Is Lewis too heavy on the brake pedal for the Ferrari SF-25
« on: April 30, 2025, 11:08:57 AM »
Data suggests he is, and maybe it's not an easy instinct to erase.
Are this current gen of cars unresponsive to Hamilton's previous all conquering driving style?   

Young Alex Brundle, son of Martin & F2,F3 and sportscar driver, believes Lewis has a flaw in his driving style and has set out his reasons below:-

Alex Brundle, has poured through Hamilton’s data to spot a driving trait which is ill-suited to his SF-25.

“He has talked about moving the car towards him. And he’s talked about moving himself towards the car,” Brundle told the F1 Nation podcast.

“I look at the data from Lewis every weekend. The trait is the same.

“He goes into high-speed corners and hits a little bit more brake pressure than Charles."

“You can draw a line directly up the wheel-speed graph, to the steering trace, and the brake aligns perfectly with a tiny bit of movement.

“It just upsets the Ferrari everywhere.

“Leclerc is just Mr. Measured on the brakes.

“We know that Lewis had a problem with the same thing, I saw the data, at Mercedes.

“Can he coach himself out of a lifetime’s worth of driving technique to move towards the car? We will find out."

McLaren’s Andrea Stella commented at the F1 Saudi Arabian Grand Prix that this generation of cars are so fast that a driver does not have time to think, they must essentially drive their fastest laps on instinct.

That would make Hamilton’s learning process even trickier.

“It’s a killer trait to have in a car, especially if you're behind,” Brundle said.

“Because you look for the time, and it punishes you again. It gets worse and worse.”

Extracts from a longer piece courtesy James Dielhenn, Crash.net, 27th April.

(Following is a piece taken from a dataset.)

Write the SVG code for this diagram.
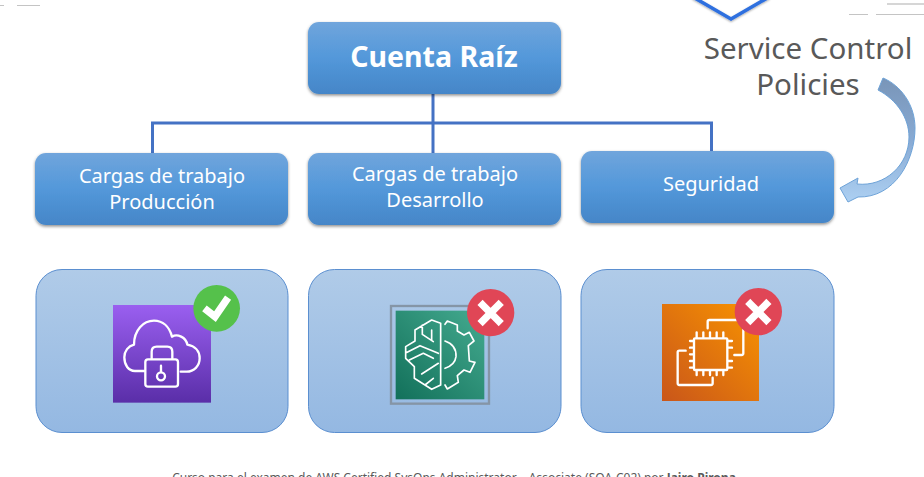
<svg xmlns="http://www.w3.org/2000/svg" width="924" height="477" viewBox="0 0 924 477">
<style>
text{font-family:"Noto Sans","Open Sans","Liberation Sans",sans-serif;text-anchor:middle}
.box{fill:url(#bg);filter:url(#sh)}
.panel{fill:url(#pg);stroke:#5b8fd0;stroke-width:1}
.lbl{fill:#fff;font-size:20px}
.scp{fill:#595959;font-size:29.500px}
.conn{fill:none;stroke:#4472c4;stroke-width:3}
.ic{fill:none;stroke:#fff;stroke-width:7;stroke-linejoin:round;stroke-linecap:round}
.mark{fill:none;stroke:#fff;stroke-linecap:square}
.rule{stroke:#c4c4c4;stroke-width:1}
</style>
<defs>
<linearGradient id="bg" x1="0" y1="0" x2="0" y2="1"><stop offset="0" stop-color="#70a5dc"/><stop offset=".5" stop-color="#5398da"/><stop offset="1" stop-color="#4586c8"/></linearGradient>
<linearGradient id="pg" x1="0" y1="0" x2="0" y2="1"><stop offset="0" stop-color="#b0cbe8"/><stop offset="1" stop-color="#94b8e2"/></linearGradient>
<linearGradient id="pu" x1="0" y1="0" x2="0" y2="1"><stop offset="0" stop-color="#9a5ff0"/><stop offset="1" stop-color="#5a2ea8"/></linearGradient>
<linearGradient id="te" x1="0" y1="1" x2="1" y2="0"><stop offset="0" stop-color="#12705a"/><stop offset="1" stop-color="#45ab90"/></linearGradient>
<linearGradient id="or" x1="0" y1="1" x2="1" y2="0"><stop offset="0" stop-color="#c9561a"/><stop offset="1" stop-color="#f99400"/></linearGradient>
<linearGradient id="ar" x1="0" y1="0" x2="0" y2="1"><stop offset="0" stop-color="#7995b8"/><stop offset=".5" stop-color="#88aad3"/><stop offset="1" stop-color="#add0f2"/></linearGradient>
<filter id="sh" x="-5%" y="-10%" width="110%" height="125%"><feDropShadow dx="0" dy="1.500" stdDeviation="1.500" flood-color="#000" flood-opacity=".45"/></filter>
<filter id="sd" x="-10%" y="-20%" width="120%" height="150%"><feDropShadow dx="0" dy="1" stdDeviation="1" flood-color="#000" flood-opacity=".35"/></filter>
</defs>
<rect width="924" height="477" fill="#fff"/>
<g id="rules">
<path class="rule" d="M0 5.500H4M17 5.500H40M849 14.500H868M876 14.500H924"/>
<path d="M887 4H924" stroke="#d6d6d6" stroke-width="2"/>
</g>
<g id="connectors">
<path class="conn" d="M433 93V153M152.500 153V123H711.500V151"/>
</g>
<g id="scp-shape"><path d="M693 -3L731 19L769 -3" fill="none" stroke="#2f6fdf" stroke-width="3.500" filter="url(#sd)"/></g>
<g id="root"><rect class="box" x="308" y="22" width="253" height="72" rx="11"/><text x="434" y="67" font-size="28.500" font-weight="700" fill="#fff">Cuenta Raíz</text></g>
<g id="prod"><rect class="box" x="35" y="153" width="253" height="72" rx="11"/><text class="lbl" x="162" y="183">Cargas de trabajo</text><text class="lbl" x="162" y="209">Producción</text></g>
<g id="dev"><rect class="box" x="308" y="153" width="253" height="72" rx="11"/><text class="lbl" x="435" y="181">Cargas de trabajo</text><text class="lbl" x="435" y="207">Desarrollo</text></g>
<g id="sec"><rect class="box" x="581" y="151" width="253" height="72" rx="11"/><text class="lbl" x="711" y="191">Seguridad</text></g>
<g id="scp-label"><text class="scp" x="808" y="59">Service Control</text><text class="scp" x="808" y="95">Policies</text></g>
<g id="scp-arrow"><path d="M883 78C900 85 915 104 915 128C915 160 895 198 858 197L848 202L840 188L858 178L857 184C885 187 909 165 909 137C909 118 897 100 878 90Z" fill="url(#ar)" stroke="#6ea3d8" stroke-width="1"/></g>
<g id="panel-prod"><rect class="panel" x="36" y="269.500" width="252" height="163" rx="26"/>
<g transform="translate(90 270) scale(.3333)"><rect x="69" y="105" width="294" height="293" fill="url(#pu)"/>
<path class="ic" d="M163 303H135C115 303 103 285 103 262C103 243 115 228 132 224C132 180 160 152 192 152C218 152 238 170 246 200C262 190 288 202 292 224C315 228 329 243 329 265C329 288 312 305 290 305H272"/>
<rect class="ic" x="166" y="268" width="98" height="82" rx="8"/>
<path class="ic" d="M185 266V245Q185 230 200 230H232Q247 230 247 245V266"/>
<circle class="ic" cx="213" cy="319" r="12"/><path class="ic" d="M213 287V306"/>
<circle cx="380" cy="115" r="70" fill="#55c14b"/>
<path class="mark" stroke-width="22" d="M352 122L375 140L408 92"/></g></g>
<g id="panel-dev"><rect class="panel" x="308.500" y="269.500" width="252.500" height="163" rx="26"/>
<g transform="translate(370 275) scale(.3333)"><rect x="63" y="93" width="294" height="293" fill="none" stroke="#8595a6" stroke-width="7"/>
<rect x="77" y="107" width="266" height="266" fill="url(#te)"/>
<path fill="none" stroke="#fff" stroke-width="5" stroke-linejoin="round" stroke-linecap="round" d="M212 145L185 135L135 165V198L107 215V250L133 275V310L185 343L212 330ZM157 150V178L190 200M185 165V195M107 234L150 212L205 235M118 255L160 235L190 250M155 297L205 265M165 330L190 310M225 198Q260 210 258 245Q255 270 225 280M225 148L232 138L262 150L262 168L282 180L298 172L312 198L295 212L298 258L315 262L300 292L282 285L262 302L265 322L232 342L225 330"/>
<circle cx="362" cy="113" r="71" fill="#e04656"/>
<path class="mark" stroke-width="22" d="M338 90L386 138M386 90L338 138"/></g></g>
<g id="panel-sec"><rect class="panel" x="581" y="269.500" width="253" height="163" rx="26"/>
<g transform="translate(640 275) scale(.3333)"><rect x="66" y="87" width="291" height="291" fill="url(#or)"/>
<path class="ic" d="M203 160V140Q203 135 208 135H305Q310 135 310 140V235Q310 240 305 240H283M137 227H118Q113 227 113 232V325Q113 330 118 330H213Q218 330 218 325V308"/>
<rect class="ic" x="162" y="190" width="100" height="95" rx="3"/>
<path class="ic" d="M170 172V188M190 172V188M210 172V188M230 172V188M250 172V188M170 287V300M190 287V300M210 287V300M230 287V300M250 287V300M150 198H160M150 218H160M150 238H160M150 258H160M150 278H160M264 198H276M264 218H276M264 258H276M264 278H276"/>
<circle cx="355" cy="110" r="71" fill="#e04656"/>
<path class="mark" stroke-width="22" d="M331 87L379 135M379 87L331 135"/></g></g>
<g id="footer"><text x="454" y="482" font-size="12" fill="#595959">Curso para el examen de AWS Certified SysOps Administrator – Associate (SOA-C02) por <tspan font-weight="700">Jairo Pirona</tspan></text></g>
</svg>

Racing is Life - everything else is just....waiting. (Steve McQueen)

Offline Jericoke

Re: Is Lewis too heavy on the brake pedal for the Ferrari SF-25
« Reply #1 on: April 30, 2025, 01:16:59 PM »
A modern F1 car/team is a very complicated thing.  So many things working in unison, and fixing one thing can lead to 3 more breaking.  The relationship of the driver to the car has got to be absolutely unlike anything else on Earth.

While I understand the lack of testing as both a cost savings measure, and an equalizer.  Michael Schumacher put more miles in his cars than a pilot puts into a 747, and he was rewarded for it by being one of the most skilled F1 drivers of all time.

Modern drivers basically get 2 days of testing, and then straight into race weekends.  And the car they settle into each weekend is barely the car they drove the previous weekend.  It's fair though, all 20 drivers/teams are in the same boat, no one is getting an advantage because of the ongoing evolution of F1 cars.

It is robbing us of some truly amazing performances though.  I'd love to see what F1 would be like if the drivers could put in 50 hour test weeks leading up to the races.  not just in the simulator which I'm sure just can't replicate the feel of each individual chassis!